The commission also raised the maximum limits on state support for companies.
This can now total up to EUR300,000 (USD298,300) for companies in the agriculture and fisheries sectors – up from a previous EUR75,000.
It can be up to EUR2 million in all other sectors, up from the previous EUR500,000.
Under the latest changes, companies can receive up to EUR4 million, double the previous limit, in support such as subsidised loans, tax benefits and guarantees to cope with the increase in gas and electricity prices.
In the most energy-intensive sectors, such as mines and the steel industry, can even extend to EUR100 or EUR150 million.
But for companies receiving the most aid, state support will be conditional on carbon footprint targets and “energy efficiency measures”, the commission said.

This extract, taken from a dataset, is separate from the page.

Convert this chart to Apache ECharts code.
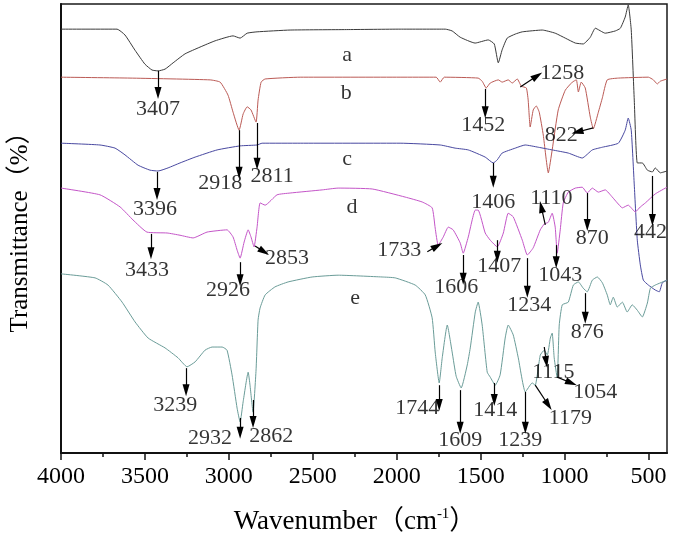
<!DOCTYPE html>
<html><head><meta charset="utf-8">
<script src="https://cdn.jsdelivr.net/npm/echarts@6/dist/echarts.min.js"></script>
<style>html,body{margin:0;padding:0;background:#fff}#c{width:675px;height:540px}</style>
</head><body><div id="c"></div>
<script>
// Tick values (cm-1)
const xTicks = [500,1000,1500,2000,2500,3000,3500,4000];
const minorTicks = [750,1250,1750,2250,2750,3250,3750];

// Spectra: [wavenumber, transmittance (offset, a.u. 0-100)]
const curveA = [[4000,94.4],[3666,94.4],[3619,93.1],[3559,89.7],[3500,86.6],[3458,85.3],[3422,85.1],[3380,85.5],[3332,86.9],[3261,88.9],[3172,90.4],[3082,91.8],[2975,92.9],[2933,92.4],[2891,93.5],[2832,93.8],[2635,94.2],[2300,94.3],[1980,94.4],[1711,94.4],[1670,94.0],[1622,92.6],[1533,91.3],[1455,92.0],[1419,91.1],[1395,86.9],[1372,89.8],[1342,92.4],[1294,93.3],[1252,93.8],[1133,94.2],[1056,93.5],[996,92.4],[936,91.3],[889,91.1],[847,92.6],[817,94.6],[758,93.5],[698,94.0],[668,94.6],[639,97.1],[621,99.8],[603,94.2],[585,78.6],[567,64.6],[537,64.6],[507,63.0],[477,62.6],[460,63.5],[430,62.4],[390,62.8]];
const curveB = [[4000,83.7],[3589,83.5],[3112,83.1],[3052,82.6],[3005,79.7],[2975,75.9],[2939,71.9],[2915,75.5],[2891,77.1],[2868,76.4],[2838,73.7],[2826,78.6],[2808,82.6],[2784,83.3],[2575,83.7],[1980,83.7],[1765,83.7],[1741,82.6],[1717,83.7],[1515,83.5],[1491,82.8],[1467,81.3],[1443,82.4],[1395,83.1],[1372,82.6],[1336,83.1],[1312,82.4],[1282,83.3],[1258,81.7],[1228,81.3],[1217,78.6],[1205,72.6],[1187,76.4],[1169,77.3],[1151,75.9],[1127,70.8],[1097,62.4],[1074,67.5],[1038,76.4],[996,80.8],[954,82.6],[930,83.1],[918,80.4],[901,82.6],[877,81.3],[847,74.8],[829,72.2],[799,75.9],[775,79.1],[746,83.1],[680,83.5],[501,83.7],[471,83.1],[448,82.2],[430,82.8],[390,83.3]];
const curveC = [[4000,69.0],[3768,68.6],[3678,67.9],[3619,66.4],[3541,64.1],[3470,63.0],[3422,62.8],[3362,63.5],[3291,64.6],[3201,65.9],[3070,67.5],[2933,68.4],[2832,68.6],[2802,69.0],[2575,69.0],[1980,69.0],[1741,68.6],[1652,67.9],[1574,67.5],[1473,65.9],[1425,64.6],[1401,65.3],[1372,66.8],[1294,67.9],[1235,68.6],[1157,68.1],[1074,67.5],[978,66.8],[895,65.7],[835,67.5],[775,68.1],[680,69.0],[639,71.9],[621,74.6],[603,71.9],[585,59.7],[567,47.4],[549,41.9],[531,38.5],[501,37.4],[460,36.3],[436,35.9],[418,37.9],[390,38.5]];
const curveD = [[4000,59.0],[3768,57.5],[3648,54.8],[3571,51.9],[3488,49.2],[3368,49.0],[3291,48.5],[3213,47.9],[3130,49.2],[3011,49.7],[2975,48.1],[2951,45.2],[2933,43.4],[2909,47.0],[2885,49.7],[2868,48.1],[2850,45.9],[2832,50.3],[2814,55.7],[2784,55.2],[2713,57.5],[2635,57.9],[2444,58.6],[2349,59.0],[2146,58.8],[1950,57.0],[1848,55.9],[1789,54.6],[1771,50.1],[1753,46.3],[1723,48.1],[1693,50.3],[1664,49.7],[1622,46.8],[1604,44.5],[1574,48.1],[1532,54.1],[1515,54.1],[1473,49.0],[1443,47.4],[1401,45.9],[1365,49.0],[1336,53.4],[1306,52.6],[1252,47.4],[1222,44.1],[1187,45.7],[1145,49.7],[1121,51.0],[1097,51.4],[1074,53.4],[1056,50.3],[1044,44.5],[1026,49.7],[1008,55.7],[978,58.1],[936,59.0],[895,59.2],[865,57.9],[835,59.0],[799,58.1],[758,58.6],[716,57.0],[686,55.7],[656,54.6],[621,55.2],[579,53.7],[549,54.8],[519,55.7],[460,57.7],[390,59.2]];
const curveE = [[4000,39.9],[3797,39.0],[3720,37.4],[3636,33.6],[3559,29.2],[3481,25.6],[3380,23.4],[3303,21.2],[3249,19.2],[3201,20.3],[3142,22.9],[3100,23.6],[3040,23.6],[3011,22.9],[2981,17.4],[2951,10.0],[2933,6.9],[2915,11.4],[2885,18.0],[2874,15.1],[2856,9.1],[2838,18.5],[2826,29.6],[2814,32.3],[2784,35.2],[2725,37.0],[2647,38.1],[2504,39.2],[2349,39.6],[2087,39.2],[2009,39.0],[1890,37.4],[1830,35.2],[1789,30.1],[1771,22.5],[1747,15.6],[1729,21.2],[1699,28.5],[1670,22.5],[1646,17.1],[1616,14.5],[1580,19.6],[1562,23.4],[1532,31.4],[1515,33.6],[1491,28.5],[1461,18.0],[1443,16.9],[1413,15.1],[1384,17.4],[1354,25.6],[1336,28.5],[1306,26.3],[1276,21.2],[1234,13.6],[1193,15.6],[1175,15.1],[1145,21.8],[1121,22.9],[1103,21.8],[1085,25.6],[1074,26.7],[1062,21.2],[1044,16.7],[1032,28.5],[1014,33.0],[978,33.6],[948,37.4],[918,38.1],[889,36.7],[865,35.9],[835,38.5],[805,39.2],[775,37.9],[746,35.2],[728,33.0],[710,34.7],[686,32.5],[656,33.6],[627,31.4],[597,33.0],[567,31.8],[537,30.3],[507,33.4],[489,36.7],[460,37.4],[390,38.5]];

// Peak annotations: [text, wavenumber, value] and arrows [fromW, fromT, toW, toT]
const peakLabels = [['3407',3422,76.6],['2918',3052,60.1],['2811',2742,61.7],['3396',3440,54.3],['1406',1425,55.9],['1452',1485,73.1],['1258',1014,84.6],['822',1020,70.8],['442',489,49.2],['3433',3487,40.8],['2926',3005,36.3],['2853',2653,43.4],['1733',1985,45.2],['1606',1646,37.0],['1407',1389,41.6],['1234',1210,33.0],['1110',1079,56.8],['1043',1026,39.6],['870',835,47.9],['3239',3320,10.7],['2932',3112,3.3],['2862',2748,3.8],['1744',1878,10.0],['1609',1622,2.9],['1414',1413,9.6],['1239',1264,2.9],['1179',966,7.8],['1115',1067,18.0],['1054',817,13.6],['876',865,26.9]];
const peakArrows = [[3422,85.1,3422,80.2],[2939,71.9,2939,62.4],[2832,73.5,2832,64.4],[3428,62.6,3428,57.7],[1425,64.6,1425,60.4],[1473,81.1,1473,75.9],[1264,81.5,1163,84.0],[829,72.4,924,71.5],[477,61.7,477,51.9],[3464,48.8,3464,44.5],[2933,42.5,2933,38.5],[2844,46.1,2790,44.8],[1818,44.8,1759,46.1],[1604,44.1,1604,38.8],[1401,47.4,1401,43.7],[1222,43.4,1222,35.9],[1115,50.8,1139,54.8],[1050,46.3,1050,42.5],[865,57.9,865,50.8],[3255,18.9,3255,14.0],[2933,7.8,2933,4.5],[2856,11.8,2856,6.9],[1747,15.1,1747,10.7],[1622,14.0,1622,5.6],[1419,15.6,1419,11.8],[1234,13.6,1234,5.6],[1175,15.1,1097,10.7],[1121,23.6,1109,20.3],[1044,16.9,960,15.6],[877,35.6,877,30.1]];
const curveNames = [['a',2295,88.6],['b',2301,80.2],['c',2295,65.5],['d',2266,54.8],['e',2248,34.5]];

const FONT = "'Liberation Serif','Times New Roman','Noto Sans CJK SC',serif";
const chart = echarts.init(document.getElementById('c'), null, {renderer:'canvas'});
const lineColors = ['#3a3a3a','#bb5a55','#4848a0','#c455c8','#6a9c98'];
const curves = [curveA, curveB, curveC, curveD, curveE];

const series = curves.map((d,i)=>({
  type:'line', data:d, showSymbol:false, symbol:'none', smooth:0.15,
  lineStyle:{width:1, color:lineColors[i]}, silent:true, z:2
}));
series.push({
  type:'line', data:[], silent:true, z:4,
  markLine:{
    silent:true, symbol:['none','triangle'], symbolSize:10, animation:false,
    label:{show:false},
    itemStyle:{color:'#000'},
    lineStyle:{color:'#000', width:1.2, type:'solid'},
    emphasis:{disabled:true},
    data: peakArrows.map(a=>[{coord:[a[0],a[1]]},{coord:[a[2],a[3]], symbolSize:[7,12]}])
  }
});
const labelStyle = {show:true, position:'inside', formatter:p=>p.name, color:'#000', fontSize:22, fontFamily:FONT, textBorderWidth:0};
series.push({
  type:'scatter', symbolSize:0, silent:true, z:5,
  data: peakLabels.map(p=>({value:[p[1],p[2]], name:p[0]})),
  label:labelStyle
});
series.push({
  type:'scatter', symbolSize:0, silent:true, z:5,
  data: curveNames.map(p=>({value:[p[1],p[2]], name:p[0]})),
  label:labelStyle
});

chart.setOption({
  animation:false,
  backgroundColor:'#fff',
  grid:{left:61, right:8, top:4, bottom:87, show:true, borderColor:'#1a1a1a', borderWidth:1.5, containLabel:false},
  xAxis:[{
    type:'value', min:390, max:4000, inverse:true, position:'bottom',
    axisLine:{show:true, onZero:false, lineStyle:{color:'#111', width:2}},
    axisTick:{show:true, customValues:xTicks, length:7, lineStyle:{color:'#111', width:1.5}},
    axisLabel:{show:true, customValues:xTicks, margin:12, fontSize:24, color:'#000', fontFamily:FONT, formatter:v=>String(v)},
    splitLine:{show:false}
  },{
    type:'value', min:390, max:4000, inverse:true, position:'bottom', offset:0,
    axisLine:{show:false},
    axisTick:{show:true, customValues:minorTicks, length:4, lineStyle:{color:'#111', width:1.5}},
    axisLabel:{show:false}, splitLine:{show:false}
  }],
  yAxis:{
    type:'value', min:0, max:100,
    axisLine:{show:true, lineStyle:{color:'#111', width:2}},
    axisTick:{show:false}, axisLabel:{show:false}, splitLine:{show:false}
  },
  graphic:[
    {type:'text', x:355, y:522, style:{
      text:'{n|Wavenumber（cm}{s|-1}{n|）}', align:'center', verticalAlign:'middle',
      rich:{n:{fontSize:27, fontFamily:FONT, fill:'#000', lineHeight:32},
            s:{fontSize:15, fontFamily:FONT, fill:'#000', lineHeight:32, padding:[0,0,15,0]}}
    }},
    {type:'text', x:20, y:226, rotation:Math.PI/2, style:{
      text:'Transmittance（%）', align:'center', verticalAlign:'middle',
      fontSize:25, fontFamily:FONT, fill:'#000'
    }}
  ],
  series: series
});
</script></body></html>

The commission is also widening the scope of the aid on offer.
It will allow states to provide public guarantees to energy firms to help them cover the financial collateral needed for their transactions on the energy markets, which has posed major problems for cash-strapped companies.
European Union (EU) Competition Chief Margrethe Vestager said the measures adopted on Friday would give member states “more flexibility to set up support schemes tailored to the needs of their economy”.
They would “incentivise the green transition, while maintaining safeguards to ensure that aid remains targetted and proportionate”, she said.
“At the same time, it also maintains market incentives for those same companies to further reduce energy consumption, since they will have to shoulder also parts of the higher prices.”